|
gloriously amoral; sexually voracious
The Long Blondes tell the truth. ‘Kate Jackson strikes me as the kind of girl you don’t want to be friends with.’ Damn right. The Kate Jackson of these songs is bold, predatory: gloriously amoral, sexually voracious. Take ‘Once and Never Again’. A casual listener would consider this a supportive soliloquey from an older woman to a younger one:
’19, You’re only 19 for god’s sake, oh you don’t need a boyfriend...’
The young woman’s been self-harming because her boyfriend’s gone out with his mates instead of coming round as promised; the narrator’s telling her to set herself free, not cut herself, not take more time off school because of this loser, etc. But this is no gung-ho girlpower anthem: it’s a tale of predatory lesbian desire.
There’s a lascivious slippage half-way through the song. ‘Oh, I could show you the ropes’, Kate implores.
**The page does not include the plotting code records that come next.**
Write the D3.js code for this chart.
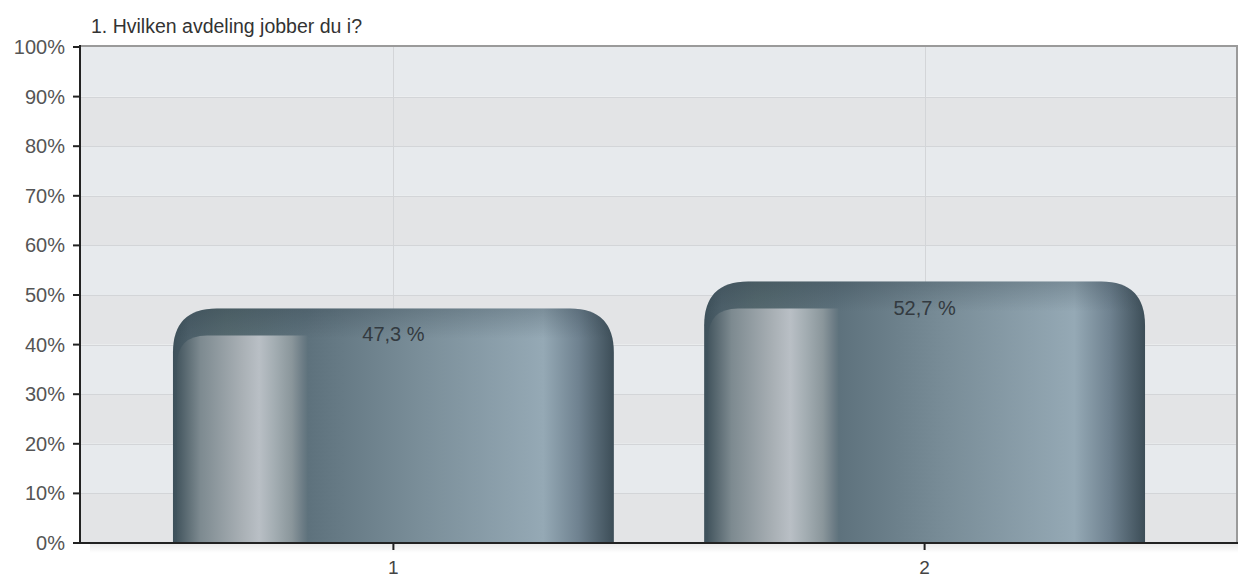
<!DOCTYPE html>
<html>
<head>
<meta charset="utf-8">
<script src="https://cdn.jsdelivr.net/npm/d3@7"></script>
<style>
  html, body { margin: 0; padding: 0; background: #ffffff; }
  svg { display: block; font-family: "Liberation Sans", Arial, Helvetica, sans-serif; }
</style>
</head>
<body>
<svg id="chart" width="1240" height="579"></svg>
<script>
// Survey question and answer shares
const title = "1. Hvilken avdeling jobber du i?";
const categories = ["1", "2"];
const values = [47.3, 52.7];
const valueLabels = ["47,3 %", "52,7 %"];
const yTicks = [0, 10, 20, 30, 40, 50, 60, 70, 80, 90, 100];
const yTickLabels = ["0%", "10%", "20%", "30%", "40%", "50%", "60%", "70%", "80%", "90%", "100%"];

const svg = d3.select("#chart");
const plot = { left: 80, right: 1238, top: 47, bottom: 543 };

const y = d3.scaleLinear().domain([0, 100]).range([plot.bottom, plot.top]);
const x = d3.scaleBand().domain(categories)
  .range([plot.left, plot.right])
  .paddingInner(0.17).paddingOuter(0.175);

const defs = svg.append("defs");

// Metallic horizontal gradient for the bar body
const body = defs.append("linearGradient").attr("id", "barBody")
  .attr("x1", 0).attr("x2", 1).attr("y1", 0).attr("y2", 0);
[[0, "#3d505a"], [0.04, "#4d606a"], [0.12, "#55696f"], [0.30, "#5d717c"],
 [0.55, "#798d98"], [0.84, "#95a9b5"], [0.92, "#6f8290"], [1, "#3c4d57"]]
  .forEach(([o, c]) => body.append("stop").attr("offset", o).attr("stop-color", c));

// Glossy highlight on the front left face
const hl = defs.append("linearGradient").attr("id", "barHighlight")
  .attr("x1", 0).attr("x2", 1).attr("y1", 0).attr("y2", 0);
[[0, "#44565f"], [0.18, "#7d8a90"], [0.5, "#a9b0b5"], [0.63, "#b9bfc5"],
 [0.75, "#a3adb2"], [0.88, "#8a969b"], [0.96, "#6d7d86"], [1, "#5f737d"]]
  .forEach(([o, c]) => hl.append("stop").attr("offset", o).attr("stop-color", c));

// Soft shadow under the x axis
const sh = defs.append("linearGradient").attr("id", "axisShadow")
  .attr("x1", 0).attr("x2", 0).attr("y1", 0).attr("y2", 1);
sh.append("stop").attr("offset", 0).attr("stop-color", "#000").attr("stop-opacity", 0.08);
sh.append("stop").attr("offset", 1).attr("stop-color", "#000").attr("stop-opacity", 0);

// Alternating background bands
const bands = d3.range(yTicks.length - 1).map(i => [yTicks[i], yTicks[i + 1]]);
svg.append("g").selectAll("rect").data(bands).join("rect")
  .attr("x", plot.left)
  .attr("width", plot.right - plot.left)
  .attr("y", d => y(d[1]))
  .attr("height", d => y(d[0]) - y(d[1]))
  .attr("fill", (d, i) => i % 2 === 0 ? "#e3e4e6" : "#e7eaed");

// Horizontal grid lines
svg.append("g").selectAll("line").data(yTicks.slice(1, -1)).join("line")
  .attr("x1", plot.left).attr("x2", plot.right)
  .attr("y1", d => Math.round(y(d)) + 0.5).attr("y2", d => Math.round(y(d)) + 0.5)
  .attr("stroke", "#d3d5d8").attr("stroke-width", 1);

// Vertical grid lines at category centres
svg.append("g").selectAll("line").data(categories).join("line")
  .attr("x1", d => Math.round(x(d) + x.bandwidth() / 2) + 0.5)
  .attr("x2", d => Math.round(x(d) + x.bandwidth() / 2) + 0.5)
  .attr("y1", plot.top).attr("y2", plot.bottom)
  .attr("stroke", "#d3d5d8").attr("stroke-width", 1);

// Plot frame (top and right)
svg.append("path")
  .attr("d", `M${plot.left},${plot.top - 1}H${plot.right - 1}V${plot.bottom}`)
  .attr("fill", "none").attr("stroke", "#9a9a9a").attr("stroke-width", 2);

// Bar outline with rounded top corners
function barPath(x0, x1, yTop, yBase, r) {
  const rr = Math.min(r, (x1 - x0) / 2, yBase - yTop);
  const p = d3.path();
  p.moveTo(x0, yBase);
  p.lineTo(x0, yTop + rr);
  p.quadraticCurveTo(x0, yTop, x0 + rr, yTop);
  p.lineTo(x1 - rr, yTop);
  p.quadraticCurveTo(x1, yTop, x1, yTop + rr);
  p.lineTo(x1, yBase);
  p.closePath();
  return p.toString();
}
function facePath(x0, x1, yTop, yBase, r) {
  const rr = Math.min(r, yBase - yTop);
  const p = d3.path();
  p.moveTo(x0, yBase);
  p.lineTo(x0, yTop + rr);
  p.quadraticCurveTo(x0, yTop, x0 + rr, yTop);
  p.lineTo(x1, yTop);
  p.lineTo(x1, yBase);
  p.closePath();
  return p.toString();
}

const data = categories.map((c, i) => ({ c, v: values[i], label: valueLabels[i], i }));

// Per-bar vertical shading near the top edge
data.forEach(d => {
  const yt = y(d.v);
  const g = defs.append("linearGradient").attr("id", "topShade" + d.i)
    .attr("gradientUnits", "userSpaceOnUse")
    .attr("x1", 0).attr("x2", 0).attr("y1", yt).attr("y2", yt + 30);
  g.append("stop").attr("offset", 0).attr("stop-color", "#1e2d37").attr("stop-opacity", 0.22);
  g.append("stop").attr("offset", 1).attr("stop-color", "#1e2d37").attr("stop-opacity", 0);
});

const barG = svg.append("g").selectAll("g").data(data).join("g");

barG.append("path")
  .attr("d", d => barPath(x(d.c), x(d.c) + x.bandwidth(), y(d.v), y(0), 44))
  .attr("fill", "url(#barBody)");

barG.append("path")
  .attr("d", d => barPath(x(d.c), x(d.c) + x.bandwidth(), y(d.v), y(0), 44))
  .attr("fill", d => `url(#topShade${d.i})`);

barG.append("path")
  .attr("d", d => facePath(x(d.c) + 4, x(d.c) + x.bandwidth() * 0.305, y(d.v) + 27, y(0), 30))
  .attr("fill", "url(#barHighlight)");

// Value labels
barG.append("text")
  .attr("x", d => x(d.c) + x.bandwidth() / 2)
  .attr("y", d => y(d.v) + 33)
  .attr("text-anchor", "middle")
  .attr("font-size", 20)
  .attr("fill", "#333a40")
  .text(d => d.label);

// Shadow beneath the x axis
svg.append("rect")
  .attr("x", plot.left + 10).attr("y", plot.bottom + 1)
  .attr("width", plot.right - plot.left - 10).attr("height", 9)
  .attr("fill", "url(#axisShadow)");

// Y axis
const yAxis = svg.append("g");
yAxis.append("line")
  .attr("x1", plot.left).attr("x2", plot.left)
  .attr("y1", plot.top - 2).attr("y2", plot.bottom + 1)
  .attr("stroke", "#222").attr("stroke-width", 2);
yAxis.selectAll("line.tick").data(yTicks).join("line").attr("class", "tick")
  .attr("x1", plot.left - 7).attr("x2", plot.left)
  .attr("y1", d => y(d)).attr("y2", d => y(d))
  .attr("stroke", "#222").attr("stroke-width", 2);
yAxis.selectAll("text").data(yTicks).join("text")
  .attr("x", plot.left - 15)
  .attr("y", d => y(d))
  .attr("dy", "0.35em")
  .attr("text-anchor", "end")
  .attr("font-size", 20)
  .attr("fill", "#555")
  .text((d, i) => yTickLabels[i]);

// X axis
const xAxis = svg.append("g");
xAxis.append("line")
  .attr("x1", plot.left - 7).attr("x2", plot.right)
  .attr("y1", plot.bottom).attr("y2", plot.bottom)
  .attr("stroke", "#222").attr("stroke-width", 2);
xAxis.selectAll("line.tick").data(categories).join("line").attr("class", "tick")
  .attr("x1", d => x(d) + x.bandwidth() / 2).attr("x2", d => x(d) + x.bandwidth() / 2)
  .attr("y1", plot.bottom).attr("y2", plot.bottom + 7)
  .attr("stroke", "#222").attr("stroke-width", 2);
xAxis.selectAll("text").data(categories).join("text")
  .attr("x", d => x(d) + x.bandwidth() / 2)
  .attr("y", plot.bottom + 31)
  .attr("text-anchor", "middle")
  .attr("font-size", 19)
  .attr("fill", "#444")
  .text(d => d);

// Title
svg.append("text")
  .attr("x", 91).attr("y", 33)
  .attr("font-size", 19.5)
  .attr("fill", "#333")
  .text(title);
</script>
</body>
</html>
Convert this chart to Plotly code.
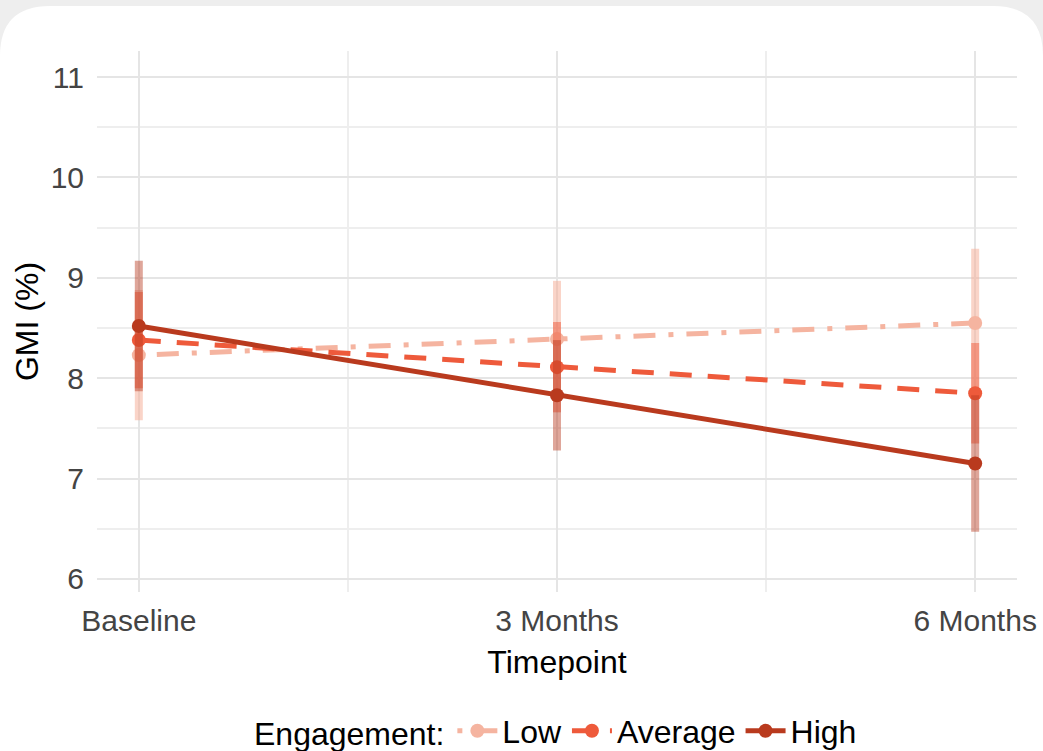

A note of rapaciousness sets in as Kate insists she’ll only have to do it once (the ‘once and never again’ of the song’s title); the song closes with a twist as the repeated refrain ‘I know how it feels to be your age’ morphs into ‘How I’d love to feel a girl your age’, and the listener’s left with the discomfiting sense that the narrator is using the girl’s emotional vulnerability as a means of manipulating her way into the girl’s pants. DARK!